Exercise objective: Your copy should be exact, beginning at the line containing "What TikZ code" and ending at the line containing "a wired remote", with both lines kept and every picture dropped.

══════════

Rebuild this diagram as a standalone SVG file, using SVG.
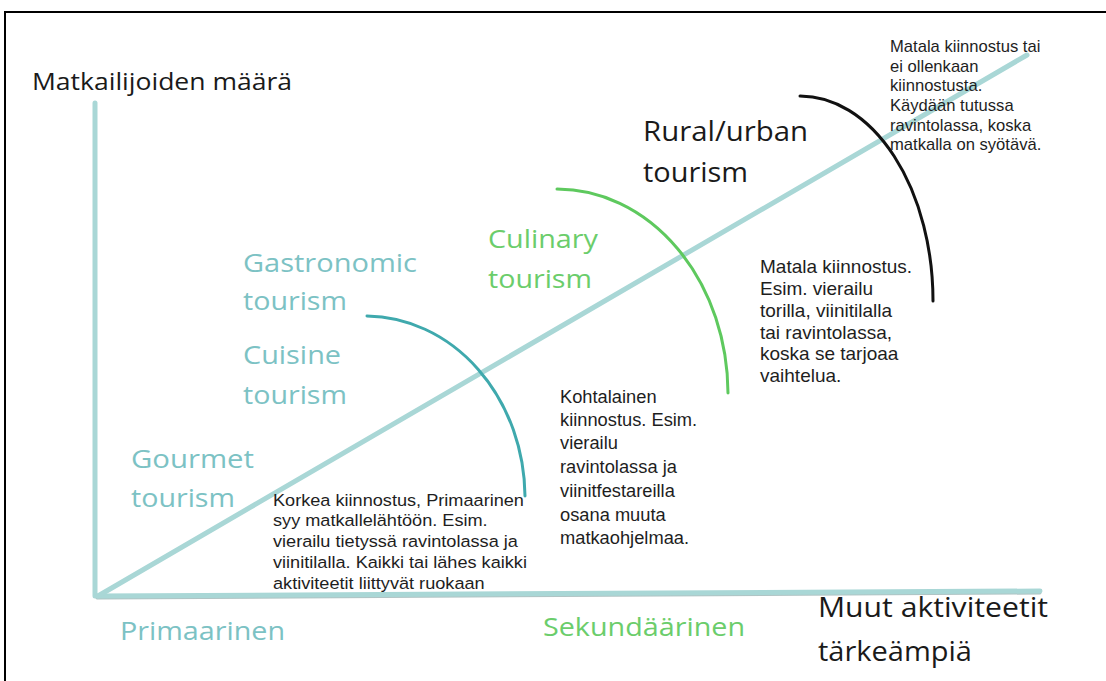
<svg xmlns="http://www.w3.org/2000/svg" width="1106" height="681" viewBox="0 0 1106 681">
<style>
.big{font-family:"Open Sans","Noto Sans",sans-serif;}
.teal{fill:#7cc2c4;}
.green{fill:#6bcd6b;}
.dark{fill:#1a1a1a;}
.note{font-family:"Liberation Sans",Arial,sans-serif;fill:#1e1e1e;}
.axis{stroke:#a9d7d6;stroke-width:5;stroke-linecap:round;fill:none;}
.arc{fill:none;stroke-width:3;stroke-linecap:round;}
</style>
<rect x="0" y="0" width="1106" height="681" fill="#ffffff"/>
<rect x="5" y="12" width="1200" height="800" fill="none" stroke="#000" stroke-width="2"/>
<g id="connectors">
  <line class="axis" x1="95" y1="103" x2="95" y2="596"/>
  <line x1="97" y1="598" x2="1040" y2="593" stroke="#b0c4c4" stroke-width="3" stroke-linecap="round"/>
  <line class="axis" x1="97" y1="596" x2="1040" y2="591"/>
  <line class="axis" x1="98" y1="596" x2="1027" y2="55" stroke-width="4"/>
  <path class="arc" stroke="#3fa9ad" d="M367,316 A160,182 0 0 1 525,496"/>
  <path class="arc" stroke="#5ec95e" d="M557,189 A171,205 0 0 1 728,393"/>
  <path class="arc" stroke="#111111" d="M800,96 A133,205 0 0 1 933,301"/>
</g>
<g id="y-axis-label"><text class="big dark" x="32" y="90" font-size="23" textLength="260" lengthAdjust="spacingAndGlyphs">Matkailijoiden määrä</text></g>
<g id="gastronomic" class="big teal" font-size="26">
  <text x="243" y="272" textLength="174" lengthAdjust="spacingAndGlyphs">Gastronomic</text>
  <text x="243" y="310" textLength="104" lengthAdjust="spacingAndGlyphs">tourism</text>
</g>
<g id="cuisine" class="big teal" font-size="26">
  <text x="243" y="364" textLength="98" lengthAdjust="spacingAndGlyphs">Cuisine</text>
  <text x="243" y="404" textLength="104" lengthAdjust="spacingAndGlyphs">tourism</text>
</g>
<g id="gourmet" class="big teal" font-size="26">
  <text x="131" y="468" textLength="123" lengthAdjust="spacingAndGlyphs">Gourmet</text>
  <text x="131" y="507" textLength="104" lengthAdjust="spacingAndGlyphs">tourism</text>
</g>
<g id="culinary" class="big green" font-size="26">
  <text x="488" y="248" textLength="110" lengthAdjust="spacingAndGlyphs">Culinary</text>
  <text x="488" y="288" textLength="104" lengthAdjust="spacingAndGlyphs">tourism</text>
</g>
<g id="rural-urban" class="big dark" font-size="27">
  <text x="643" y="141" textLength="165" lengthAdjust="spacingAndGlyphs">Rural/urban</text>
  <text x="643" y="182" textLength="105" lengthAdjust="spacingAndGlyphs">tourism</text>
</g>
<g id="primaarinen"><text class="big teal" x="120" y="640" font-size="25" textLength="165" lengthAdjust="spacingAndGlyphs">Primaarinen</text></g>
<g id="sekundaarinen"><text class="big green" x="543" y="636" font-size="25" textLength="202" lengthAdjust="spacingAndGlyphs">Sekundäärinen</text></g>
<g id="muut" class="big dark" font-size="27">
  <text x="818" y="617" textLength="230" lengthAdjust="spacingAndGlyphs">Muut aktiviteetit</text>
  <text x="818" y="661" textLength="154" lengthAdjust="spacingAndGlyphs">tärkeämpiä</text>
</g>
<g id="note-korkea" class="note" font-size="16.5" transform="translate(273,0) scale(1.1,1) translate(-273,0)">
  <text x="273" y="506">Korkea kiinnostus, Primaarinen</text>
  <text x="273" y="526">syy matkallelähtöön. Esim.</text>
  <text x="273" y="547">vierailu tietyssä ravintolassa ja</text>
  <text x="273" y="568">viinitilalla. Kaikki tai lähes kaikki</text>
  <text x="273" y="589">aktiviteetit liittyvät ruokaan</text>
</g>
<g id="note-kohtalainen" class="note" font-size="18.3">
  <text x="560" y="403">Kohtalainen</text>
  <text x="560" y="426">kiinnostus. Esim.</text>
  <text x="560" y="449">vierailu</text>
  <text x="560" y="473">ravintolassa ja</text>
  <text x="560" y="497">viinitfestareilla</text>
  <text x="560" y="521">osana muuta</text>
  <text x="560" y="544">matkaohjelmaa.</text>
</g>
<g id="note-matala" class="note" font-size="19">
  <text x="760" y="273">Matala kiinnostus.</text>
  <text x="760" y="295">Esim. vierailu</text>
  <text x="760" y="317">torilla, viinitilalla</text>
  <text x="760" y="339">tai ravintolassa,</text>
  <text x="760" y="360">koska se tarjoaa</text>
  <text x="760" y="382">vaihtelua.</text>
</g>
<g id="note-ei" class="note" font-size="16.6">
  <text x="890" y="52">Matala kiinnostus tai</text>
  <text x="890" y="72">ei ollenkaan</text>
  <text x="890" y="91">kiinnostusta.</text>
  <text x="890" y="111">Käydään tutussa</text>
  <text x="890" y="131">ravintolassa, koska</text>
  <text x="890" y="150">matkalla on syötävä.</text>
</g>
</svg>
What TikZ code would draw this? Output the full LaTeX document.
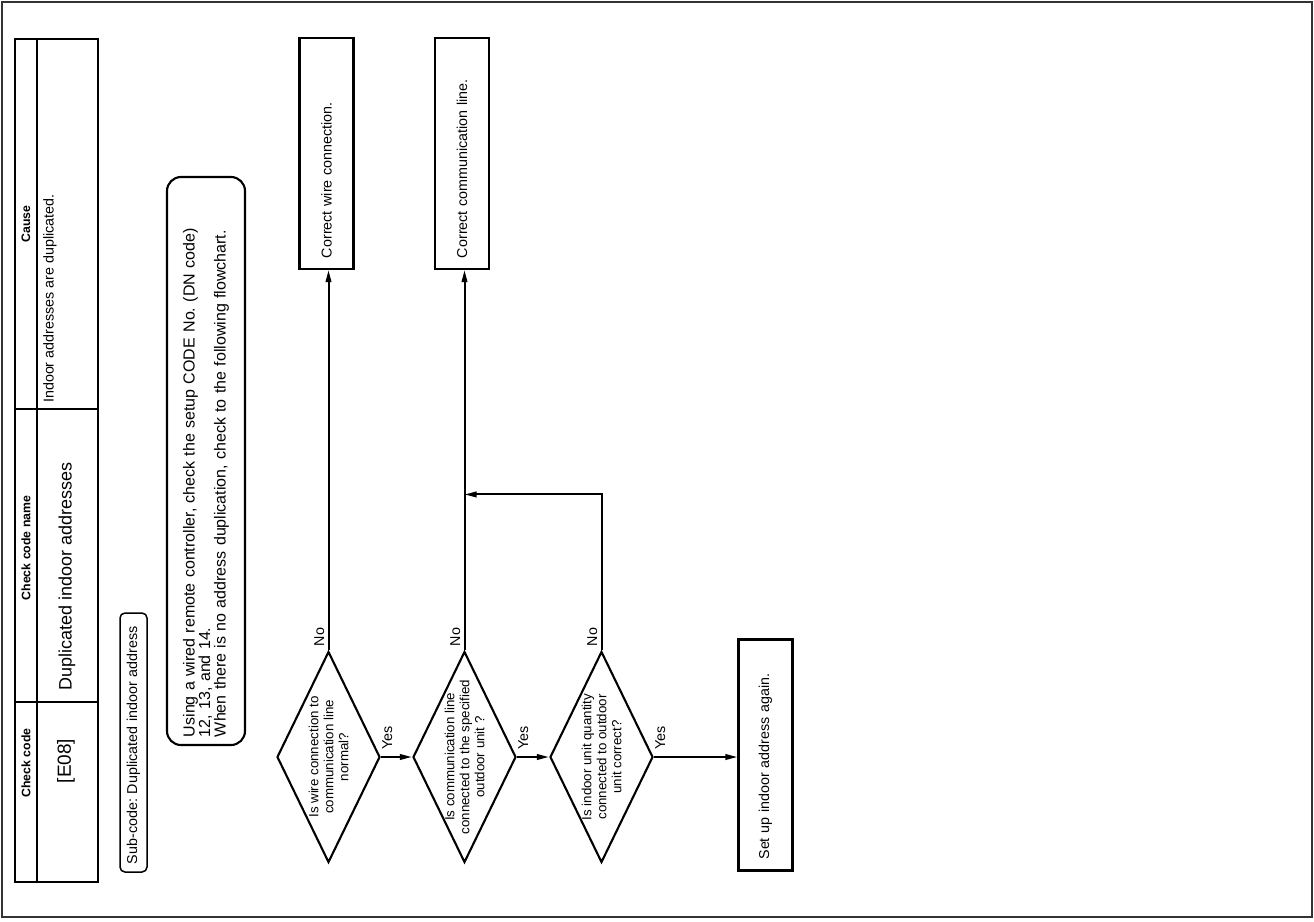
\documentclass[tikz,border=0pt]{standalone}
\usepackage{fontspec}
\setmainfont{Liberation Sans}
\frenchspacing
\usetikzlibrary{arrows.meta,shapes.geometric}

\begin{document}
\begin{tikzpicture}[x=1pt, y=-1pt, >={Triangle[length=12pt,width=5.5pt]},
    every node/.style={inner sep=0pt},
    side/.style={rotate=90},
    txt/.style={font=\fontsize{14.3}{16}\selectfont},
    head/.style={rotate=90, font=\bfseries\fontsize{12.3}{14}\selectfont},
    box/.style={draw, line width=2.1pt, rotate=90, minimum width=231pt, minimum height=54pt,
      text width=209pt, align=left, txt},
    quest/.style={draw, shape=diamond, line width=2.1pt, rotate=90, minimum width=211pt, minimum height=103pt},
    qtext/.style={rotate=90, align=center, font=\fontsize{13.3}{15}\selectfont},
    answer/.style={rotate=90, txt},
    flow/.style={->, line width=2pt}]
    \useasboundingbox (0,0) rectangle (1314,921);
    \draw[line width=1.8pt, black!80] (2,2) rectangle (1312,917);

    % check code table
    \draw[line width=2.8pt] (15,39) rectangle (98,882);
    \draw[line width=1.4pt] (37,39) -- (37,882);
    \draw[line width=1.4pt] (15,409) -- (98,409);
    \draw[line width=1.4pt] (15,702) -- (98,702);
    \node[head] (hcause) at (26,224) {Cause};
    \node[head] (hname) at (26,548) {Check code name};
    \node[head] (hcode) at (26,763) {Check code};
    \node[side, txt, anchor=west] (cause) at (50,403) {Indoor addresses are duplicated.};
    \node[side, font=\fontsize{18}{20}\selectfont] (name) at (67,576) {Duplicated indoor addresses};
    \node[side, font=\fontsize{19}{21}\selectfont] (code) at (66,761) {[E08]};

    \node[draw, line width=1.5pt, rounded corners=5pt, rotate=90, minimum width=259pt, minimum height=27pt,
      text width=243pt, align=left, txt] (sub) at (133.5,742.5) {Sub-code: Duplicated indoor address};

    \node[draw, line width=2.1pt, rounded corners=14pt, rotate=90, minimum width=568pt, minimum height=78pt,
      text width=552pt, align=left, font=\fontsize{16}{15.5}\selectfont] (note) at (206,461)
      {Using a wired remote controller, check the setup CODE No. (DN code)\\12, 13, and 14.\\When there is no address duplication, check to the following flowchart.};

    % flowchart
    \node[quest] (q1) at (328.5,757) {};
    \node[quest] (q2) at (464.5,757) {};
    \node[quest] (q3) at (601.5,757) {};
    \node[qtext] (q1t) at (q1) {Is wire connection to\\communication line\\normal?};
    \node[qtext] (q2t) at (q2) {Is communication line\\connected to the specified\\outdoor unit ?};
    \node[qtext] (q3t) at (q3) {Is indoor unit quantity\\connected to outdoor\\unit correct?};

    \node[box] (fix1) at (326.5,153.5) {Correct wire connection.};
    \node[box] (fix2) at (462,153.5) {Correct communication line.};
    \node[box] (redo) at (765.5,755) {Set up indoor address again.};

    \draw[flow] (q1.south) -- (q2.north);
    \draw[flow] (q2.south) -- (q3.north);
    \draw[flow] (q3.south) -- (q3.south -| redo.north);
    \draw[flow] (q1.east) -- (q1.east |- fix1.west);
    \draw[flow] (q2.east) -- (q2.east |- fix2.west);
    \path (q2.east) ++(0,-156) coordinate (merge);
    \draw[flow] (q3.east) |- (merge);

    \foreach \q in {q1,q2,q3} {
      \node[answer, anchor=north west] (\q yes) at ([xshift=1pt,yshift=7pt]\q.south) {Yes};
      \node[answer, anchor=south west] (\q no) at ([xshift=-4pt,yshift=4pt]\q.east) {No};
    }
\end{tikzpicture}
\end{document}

══════════

The reply:
What TikZ code would draw this? Output the full LaTeX document.
\documentclass[tikz,border=0pt]{standalone}
\usepackage{fontspec}
\setmainfont{Liberation Sans}
\frenchspacing
\usetikzlibrary{arrows.meta,shapes.geometric}

\begin{document}
\begin{tikzpicture}[x=1pt, y=-1pt, >={Triangle[length=12pt,width=5.5pt]},
    every node/.style={inner sep=0pt},
    side/.style={rotate=90},
    txt/.style={font=\fontsize{14.3}{16}\selectfont},
    head/.style={rotate=90, font=\bfseries\fontsize{12.3}{14}\selectfont},
    box/.style={draw, line width=2.1pt, rotate=90, minimum width=231pt, minimum height=54pt,
      text width=209pt, align=left, txt},
    quest/.style={draw, shape=diamond, line width=2.1pt, rotate=90, minimum width=211pt, minimum height=103pt},
    qtext/.style={rotate=90, align=center, font=\fontsize{13.3}{15}\selectfont},
    answer/.style={rotate=90, txt},
    flow/.style={->, line width=2pt}]
    \useasboundingbox (0,0) rectangle (1314,921);
    \draw[line width=1.8pt, black!80] (2,2) rectangle (1312,917);

    % check code table
    \draw[line width=2.8pt] (15,39) rectangle (98,882);
    \draw[line width=1.4pt] (37,39) -- (37,882);
    \draw[line width=1.4pt] (15,409) -- (98,409);
    \draw[line width=1.4pt] (15,702) -- (98,702);
    \node[head] (hcause) at (26,224) {Cause};
    \node[head] (hname) at (26,548) {Check code name};
    \node[head] (hcode) at (26,763) {Check code};
    \node[side, txt, anchor=west] (cause) at (50,403) {Indoor addresses are duplicated.};
    \node[side, font=\fontsize{18}{20}\selectfont] (name) at (67,576) {Duplicated indoor addresses};
    \node[side, font=\fontsize{19}{21}\selectfont] (code) at (66,761) {[E08]};

    \node[draw, line width=1.5pt, rounded corners=5pt, rotate=90, minimum width=259pt, minimum height=27pt,
      text width=243pt, align=left, txt] (sub) at (133.5,742.5) {Sub-code: Duplicated indoor address};

    \node[draw, line width=2.1pt, rounded corners=14pt, rotate=90, minimum width=568pt, minimum height=78pt,
      text width=552pt, align=left, font=\fontsize{16}{15.5}\selectfont] (note) at (206,461)
      {Using a wired remote controller, check the setup CODE No. (DN code)\\12, 13, and 14.\\When there is no address duplication, check to the following flowchart.};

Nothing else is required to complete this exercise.